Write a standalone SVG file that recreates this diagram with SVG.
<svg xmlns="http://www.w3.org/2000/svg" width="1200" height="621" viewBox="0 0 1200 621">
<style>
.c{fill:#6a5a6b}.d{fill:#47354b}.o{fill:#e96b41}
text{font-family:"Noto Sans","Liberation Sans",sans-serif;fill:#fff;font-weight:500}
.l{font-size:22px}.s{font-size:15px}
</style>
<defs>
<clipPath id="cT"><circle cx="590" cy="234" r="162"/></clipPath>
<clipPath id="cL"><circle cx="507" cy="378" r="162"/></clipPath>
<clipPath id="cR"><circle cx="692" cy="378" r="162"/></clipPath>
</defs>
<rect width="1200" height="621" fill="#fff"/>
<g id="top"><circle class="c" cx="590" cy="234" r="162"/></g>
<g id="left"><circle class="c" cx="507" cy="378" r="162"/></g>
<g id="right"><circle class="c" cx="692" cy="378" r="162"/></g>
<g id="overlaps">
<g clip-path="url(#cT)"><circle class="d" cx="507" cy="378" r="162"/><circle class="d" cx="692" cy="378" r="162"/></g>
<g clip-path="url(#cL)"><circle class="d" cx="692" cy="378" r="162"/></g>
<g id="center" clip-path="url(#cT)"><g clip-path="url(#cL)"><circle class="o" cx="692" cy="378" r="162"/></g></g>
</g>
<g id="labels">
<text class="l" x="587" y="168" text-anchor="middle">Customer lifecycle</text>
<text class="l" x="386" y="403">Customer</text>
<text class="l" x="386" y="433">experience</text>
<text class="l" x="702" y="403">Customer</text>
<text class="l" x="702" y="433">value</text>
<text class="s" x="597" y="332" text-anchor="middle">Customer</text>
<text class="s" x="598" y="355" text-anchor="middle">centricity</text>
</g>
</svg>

Task requirements
Copy out the whole listing, exactly as written.

Output for this task
Write a standalone SVG file that recreates this diagram with SVG.
<svg xmlns="http://www.w3.org/2000/svg" width="1200" height="621" viewBox="0 0 1200 621">
<style>
.c{fill:#6a5a6b}.d{fill:#47354b}.o{fill:#e96b41}
text{font-family:"Noto Sans","Liberation Sans",sans-serif;fill:#fff;font-weight:500}
.l{font-size:22px}.s{font-size:15px}
</style>
<defs>
<clipPath id="cT"><circle cx="590" cy="234" r="162"/></clipPath>
<clipPath id="cL"><circle cx="507" cy="378" r="162"/></clipPath>
<clipPath id="cR"><circle cx="692" cy="378" r="162"/></clipPath>
</defs>
<rect width="1200" height="621" fill="#fff"/>
<g id="top"><circle class="c" cx="590" cy="234" r="162"/></g>
<g id="left"><circle class="c" cx="507" cy="378" r="162"/></g>
<g id="right"><circle class="c" cx="692" cy="378" r="162"/></g>
<g id="overlaps">
<g clip-path="url(#cT)"><circle class="d" cx="507" cy="378" r="162"/><circle class="d" cx="692" cy="378" r="162"/></g>
<g clip-path="url(#cL)"><circle class="d" cx="692" cy="378" r="162"/></g>
<g id="center" clip-path="url(#cT)"><g clip-path="url(#cL)"><circle class="o" cx="692" cy="378" r="162"/></g></g>
</g>
<g id="labels">
<text class="l" x="587" y="168" text-anchor="middle">Customer lifecycle</text>
<text class="l" x="386" y="403">Customer</text>
<text class="l" x="386" y="433">experience</text>
<text class="l" x="702" y="403">Customer</text>
<text class="l" x="702" y="433">value</text>
<text class="s" x="597" y="332" text-anchor="middle">Customer</text>
<text class="s" x="598" y="355" text-anchor="middle">centricity</text>
</g>
</svg>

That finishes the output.